::: MATERIAL PROVIDED :::
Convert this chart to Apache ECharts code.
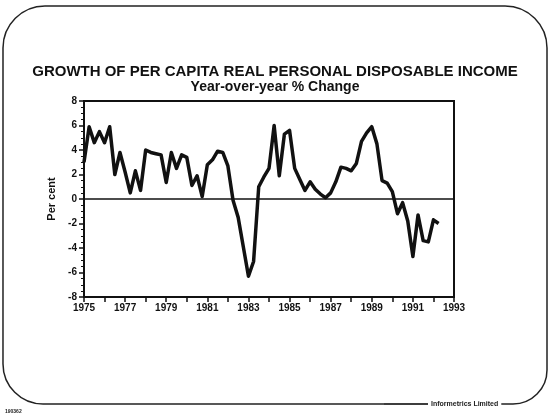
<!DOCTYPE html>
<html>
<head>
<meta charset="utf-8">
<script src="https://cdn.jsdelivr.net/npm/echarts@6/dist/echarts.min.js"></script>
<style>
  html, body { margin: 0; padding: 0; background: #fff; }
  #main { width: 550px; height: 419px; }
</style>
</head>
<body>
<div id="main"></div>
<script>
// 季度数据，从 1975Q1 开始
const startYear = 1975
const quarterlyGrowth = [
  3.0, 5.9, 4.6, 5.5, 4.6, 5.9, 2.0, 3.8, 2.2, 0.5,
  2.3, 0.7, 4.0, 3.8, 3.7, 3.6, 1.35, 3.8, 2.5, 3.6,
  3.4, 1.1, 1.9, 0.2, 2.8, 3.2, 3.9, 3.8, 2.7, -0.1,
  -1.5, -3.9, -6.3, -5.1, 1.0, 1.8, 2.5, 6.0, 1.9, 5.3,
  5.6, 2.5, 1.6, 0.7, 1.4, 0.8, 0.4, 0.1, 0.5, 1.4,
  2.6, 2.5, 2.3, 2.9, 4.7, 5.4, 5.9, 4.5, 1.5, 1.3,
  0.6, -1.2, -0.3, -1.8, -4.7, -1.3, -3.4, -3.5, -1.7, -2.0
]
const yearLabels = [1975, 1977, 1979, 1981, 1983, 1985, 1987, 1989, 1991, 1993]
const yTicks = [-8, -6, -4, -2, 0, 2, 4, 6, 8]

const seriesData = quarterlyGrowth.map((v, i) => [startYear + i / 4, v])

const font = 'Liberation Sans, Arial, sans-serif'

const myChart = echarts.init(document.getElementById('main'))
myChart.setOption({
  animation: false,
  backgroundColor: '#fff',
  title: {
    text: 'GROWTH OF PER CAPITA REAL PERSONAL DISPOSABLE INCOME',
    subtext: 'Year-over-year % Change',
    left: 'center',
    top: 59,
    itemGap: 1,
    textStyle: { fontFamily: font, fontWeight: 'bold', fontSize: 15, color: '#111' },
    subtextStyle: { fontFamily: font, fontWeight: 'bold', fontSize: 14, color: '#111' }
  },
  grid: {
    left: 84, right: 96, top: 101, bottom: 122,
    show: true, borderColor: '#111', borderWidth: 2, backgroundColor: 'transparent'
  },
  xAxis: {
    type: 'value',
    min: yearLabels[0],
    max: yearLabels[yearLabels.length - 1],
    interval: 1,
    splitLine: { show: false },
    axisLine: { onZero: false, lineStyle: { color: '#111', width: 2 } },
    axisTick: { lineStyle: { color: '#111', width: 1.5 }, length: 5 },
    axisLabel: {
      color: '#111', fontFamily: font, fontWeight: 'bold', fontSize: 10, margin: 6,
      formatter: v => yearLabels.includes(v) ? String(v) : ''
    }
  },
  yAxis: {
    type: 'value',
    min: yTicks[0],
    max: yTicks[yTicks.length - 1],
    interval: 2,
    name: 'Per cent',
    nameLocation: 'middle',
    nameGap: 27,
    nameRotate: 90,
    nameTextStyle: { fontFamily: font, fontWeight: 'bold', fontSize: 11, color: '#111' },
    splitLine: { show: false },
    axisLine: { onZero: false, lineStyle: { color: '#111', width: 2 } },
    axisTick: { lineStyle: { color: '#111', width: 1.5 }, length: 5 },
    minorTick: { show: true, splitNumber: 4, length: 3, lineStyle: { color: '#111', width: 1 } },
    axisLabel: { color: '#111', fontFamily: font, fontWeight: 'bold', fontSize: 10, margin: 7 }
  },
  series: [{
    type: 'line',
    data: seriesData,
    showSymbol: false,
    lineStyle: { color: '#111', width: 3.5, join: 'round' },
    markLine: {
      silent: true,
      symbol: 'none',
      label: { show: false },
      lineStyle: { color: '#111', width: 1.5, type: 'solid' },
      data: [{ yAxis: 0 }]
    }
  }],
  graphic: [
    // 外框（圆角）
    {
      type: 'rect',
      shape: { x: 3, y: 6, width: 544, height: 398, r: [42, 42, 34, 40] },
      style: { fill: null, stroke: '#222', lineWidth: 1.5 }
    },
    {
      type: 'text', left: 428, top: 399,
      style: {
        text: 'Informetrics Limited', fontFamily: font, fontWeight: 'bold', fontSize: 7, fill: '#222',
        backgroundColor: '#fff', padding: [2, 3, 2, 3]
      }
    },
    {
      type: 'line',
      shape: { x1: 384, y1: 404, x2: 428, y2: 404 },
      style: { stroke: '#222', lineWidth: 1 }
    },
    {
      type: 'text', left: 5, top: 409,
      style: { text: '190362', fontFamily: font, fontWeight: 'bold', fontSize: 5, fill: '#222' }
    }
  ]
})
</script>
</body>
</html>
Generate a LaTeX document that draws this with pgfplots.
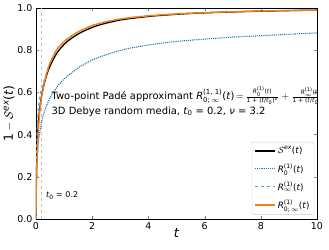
:::
# PROMPT
Everything from the first line of the listing above through the line that contains "const font = 'Liberation" is to be restated word for word, minus the pictures.

# ANSWER
Convert this chart to Apache ECharts code.
<!DOCTYPE html>
<html>
<head>
<meta charset="utf-8">
<script src="https://cdn.jsdelivr.net/npm/echarts@6/dist/echarts.min.js"></script>
<style>
  html, body { margin: 0; padding: 0; background: #fff; }
  #main { width: 550px; height: 419px; }
</style>
</head>
<body>
<div id="main"></div>
<script>
// 季度数据，从 1975Q1 开始
const startYear = 1975
const quarterlyGrowth = [
  3.0, 5.9, 4.6, 5.5, 4.6, 5.9, 2.0, 3.8, 2.2, 0.5,
  2.3, 0.7, 4.0, 3.8, 3.7, 3.6, 1.35, 3.8, 2.5, 3.6,
  3.4, 1.1, 1.9, 0.2, 2.8, 3.2, 3.9, 3.8, 2.7, -0.1,
  -1.5, -3.9, -6.3, -5.1, 1.0, 1.8, 2.5, 6.0, 1.9, 5.3,
  5.6, 2.5, 1.6, 0.7, 1.4, 0.8, 0.4, 0.1, 0.5, 1.4,
  2.6, 2.5, 2.3, 2.9, 4.7, 5.4, 5.9, 4.5, 1.5, 1.3,
  0.6, -1.2, -0.3, -1.8, -4.7, -1.3, -3.4, -3.5, -1.7, -2.0
]
const yearLabels = [1975, 1977, 1979, 1981, 1983, 1985, 1987, 1989, 1991, 1993]
const yTicks = [-8, -6, -4, -2, 0, 2, 4, 6, 8]

const seriesData = quarterlyGrowth.map((v, i) => [startYear + i / 4, v])

const font = 'Liberation Sans, Arial, sans-serif'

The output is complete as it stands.